Mix the Meat: In a large mixing bowl, combine the ground beef, egg, seasoned breadcrumbs, Worcestershire sauce, chopped onion, salt, and pepper. Gently knead with your hands until the ingredients are just incorporated. Do not overmix.
Shape the Patties: Divide the mixture into four even portions. Form them into oval-shaped patties, about 3/4-inch thick. Press a slight indentation into the center of each patty.
Sear the Patties: Heat the olive oil in a large skillet over medium-high heat. Add the patties and sear until a rich brown crust forms on both sides, about 3-4 minutes per side. Remove the patties from the skillet and set aside. Carefully pour off any excess heavy grease, keeping the browned bits in the pan.
Sauté the Mushrooms: Reduce the heat to medium. Add the butter to the skillet. Once melted, add the sliced mushrooms. Sauté until they are softened and lightly browned, about 5-7 minutes.
Create the Gravy: Sprinkle the all-purpose flour over the mushrooms and stir continuously for 1 to 2 minutes to cook off the raw flour taste.

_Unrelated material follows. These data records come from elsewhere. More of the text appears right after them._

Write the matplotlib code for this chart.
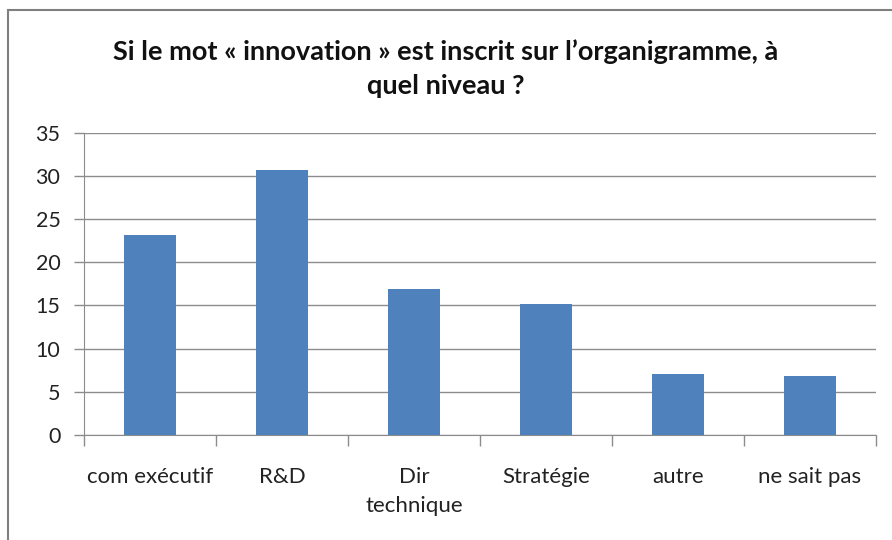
import matplotlib.pyplot as plt
from matplotlib.patches import Rectangle
import numpy as np

categories = ["com exécutif", "R&D", "Dir\ntechnique", "Stratégie", "autre", "ne sait pas"]
values = [23.2, 30.7, 16.9, 15.2, 7.1, 6.8]
yticks = [0, 5, 10, 15, 20, 25, 30, 35]

plt.rcParams['font.family'] = ['Lato', 'DejaVu Sans']

fig = plt.figure(figsize=(8.92, 5.4), dpi=100)
# chart frame (cropped on right and bottom)
fig.patches.append(Rectangle((8 / 892, -0.1), 1.2, 1 - 10 / 540 + 0.1, transform=fig.transFigure,
                             fill=False, edgecolor='#7f7f7f', linewidth=1.5))

ax = fig.add_axes([84 / 892, 1 - 435 / 540, (876 - 84) / 892, (435 - 132.7) / 540])
x = np.arange(len(categories))
ax.bar(x, values, width=0.4, color='#4F81BD', zorder=3)

ax.set_ylim(0, 35)
ax.set_xlim(-0.5, len(categories) - 0.5)
ax.set_yticks(yticks)
ax.yaxis.grid(True, color='#8c8c8c', linewidth=1, zorder=0)

ax.set_xticks(np.arange(len(categories) + 1) - 0.5)
ax.set_xticklabels([])
ax.set_xticks(x, minor=True)
ax.set_xticklabels(categories, minor=True, fontsize=16, color='#222222', linespacing=1.55, va='top')
ax.tick_params(axis='x', which='major', length=8, color='#8c8c8c', width=1)
ax.tick_params(axis='x', which='minor', length=0, pad=23)
ax.tick_params(axis='y', length=7, color='#8c8c8c', width=1, labelsize=15.5, pad=10, labelcolor='#222222')

for s in ['top', 'right']:
    ax.spines[s].set_visible(False)
for s in ['left', 'bottom']:
    ax.spines[s].set_color('#8c8c8c')

fig.text(0.5, 1 - 52 / 540, "Si le mot « innovation » est inscrit sur l’organigramme, à",
         ha='center', va='center', fontsize=19.5, fontweight='bold', color='#111111')
fig.text(0.5, 1 - 86 / 540, "quel niveau ?",
         ha='center', va='center', fontsize=19.5, fontweight='bold', color='#111111')

fig.savefig('out.png', dpi=100)
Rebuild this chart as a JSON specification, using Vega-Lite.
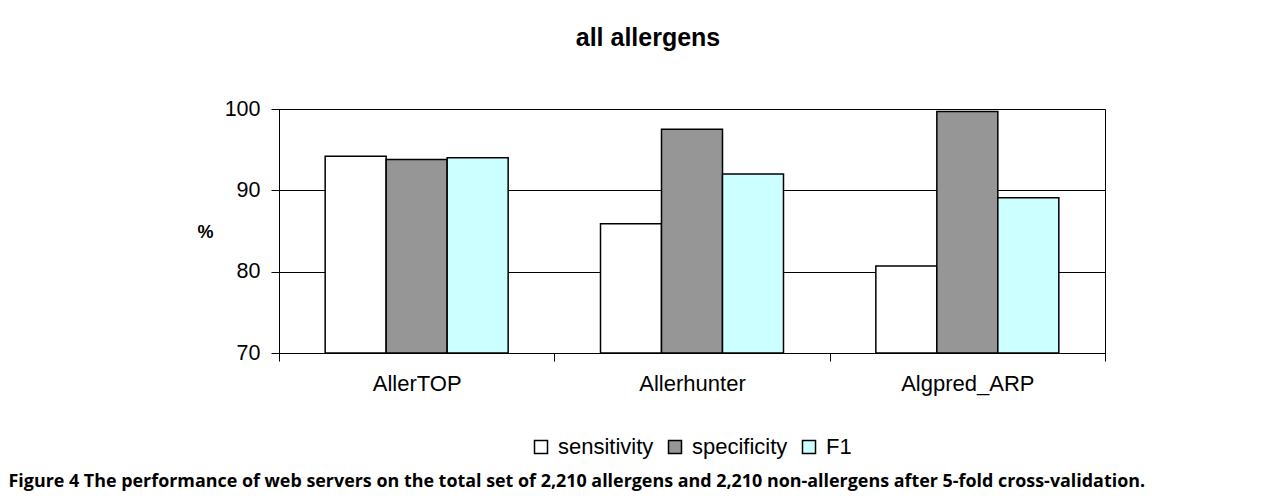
{
  "$schema": "https://vega.github.io/schema/vega-lite/v6.json",
  "width": 826,
  "height": 244,
  "autosize": {"type": "none"},
  "padding": {"left": 279, "top": 109, "right": 177, "bottom": 146},
  "background": "white",
  "title": {
    "text": "all allergens",
    "font": "Liberation Sans",
    "fontSize": 25,
    "fontWeight": "bold",
    "color": "#000000",
    "anchor": "middle",
    "frame": "group",
    "baseline": "alphabetic",
    "offset": 27,
    "dx": -44
  },
  "data": {
    "values": [
      {"server": "AllerTOP", "measure": "sensitivity", "value": 94.2},
      {"server": "AllerTOP", "measure": "specificity", "value": 93.8},
      {"server": "AllerTOP", "measure": "F1", "value": 94.0},
      {"server": "Allerhunter", "measure": "sensitivity", "value": 85.9},
      {"server": "Allerhunter", "measure": "specificity", "value": 97.5},
      {"server": "Allerhunter", "measure": "F1", "value": 92.0},
      {"server": "Algpred_ARP", "measure": "sensitivity", "value": 80.7},
      {"server": "Algpred_ARP", "measure": "specificity", "value": 99.7},
      {"server": "Algpred_ARP", "measure": "F1", "value": 89.1}
    ]
  },
  "mark": {"type": "bar", "stroke": "#000000", "strokeWidth": 1.5},
  "encoding": {
    "x": {
      "field": "server",
      "type": "nominal",
      "sort": ["AllerTOP", "Allerhunter", "Algpred_ARP"],
      "scale": {"paddingInner": 0, "paddingOuter": 0},
      "axis": {
        "title": "Figure 4 The performance of web servers on the total set of 2,210 allergens and 2,210 non-allergens after 5-fold cross-validation.",
        "titleX": -271,
        "titleY": 133,
        "titleAlign": "left",
        "titleAnchor": null,
        "titleBaseline": "alphabetic",
        "titleFont": "Open Sans",
        "titleFontSize": 17.9,
        "titleFontWeight": "bold",
        "titleColor": "#000000",
        "labelAngle": 0,
        "labelFont": "Liberation Sans",
        "labelFontSize": 22,
        "labelColor": "#000000",
        "labelPadding": 12,
        "tickBand": "extent",
        "tickSize": 8,
        "tickColor": "#000000",
        "domainColor": "#000000",
        "grid": false
      }
    },
    "xOffset": {
      "field": "measure",
      "sort": ["sensitivity", "specificity", "F1"],
      "scale": {"paddingInner": 0, "paddingOuter": 0.757}
    },
    "y": {
      "field": "value",
      "type": "quantitative",
      "scale": {"domain": [70, 100], "zero": false, "nice": false},
      "axis": {
        "values": [70, 80, 90, 100],
        "grid": true,
        "gridColor": "#000000",
        "gridOpacity": 1,
        "domainColor": "#000000",
        "tickColor": "#000000",
        "tickSize": 8,
        "labelFont": "Liberation Sans",
        "labelFontSize": 21.5,
        "labelPadding": 11,
        "labelColor": "#000000",
        "title": "%",
        "titleAngle": 0,
        "titleX": -74,
        "titleY": 123,
        "titleAlign": "center",
        "titleBaseline": "middle",
        "titleFont": "Liberation Sans",
        "titleFontSize": 18,
        "titleFontWeight": "bold",
        "titleColor": "#000000"
      }
    },
    "y2": {"datum": 70},
    "fill": {
      "field": "measure",
      "type": "nominal",
      "sort": ["sensitivity", "specificity", "F1"],
      "scale": {"domain": ["sensitivity", "specificity", "F1"], "range": ["#ffffff", "#969696", "#ccffff"]},
      "legend": {
        "title": null,
        "orient": "none",
        "legendX": 251,
        "legendY": 327,
        "direction": "horizontal",
        "symbolType": "square",
        "symbolSize": 169,
        "symbolStrokeColor": "#000000",
        "symbolStrokeWidth": 1.5,
        "symbolOpacity": 1,
        "labelFont": "Liberation Sans",
        "labelFontSize": 22,
        "labelColor": "#000000",
        "labelOffset": 6,
        "columnPadding": 10
      }
    }
  },
  "config": {
    "view": {"stroke": "#000000", "strokeWidth": 1},
    "font": "Liberation Sans"
  }
}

Add the Liquid: Slowly pour in the beef broth, whisking continuously to ensure the flour dissolves smoothly and no lumps form. Bring the gravy to a gentle simmer.
Simmer and Serve: Return the seared patties (and any accumulated juices) to the skillet. Reduce the heat to medium-low, and let the steaks simmer in the gravy for 10-15 minutes, until the meat is fully cooked and the gravy has thickened to your liking.
Enjoy: Prepare the mashed potatoes according to the package directions. Serve the Salisbury steak hot over a bed of mashed potatoes, generously ladled with the mushroom gravy.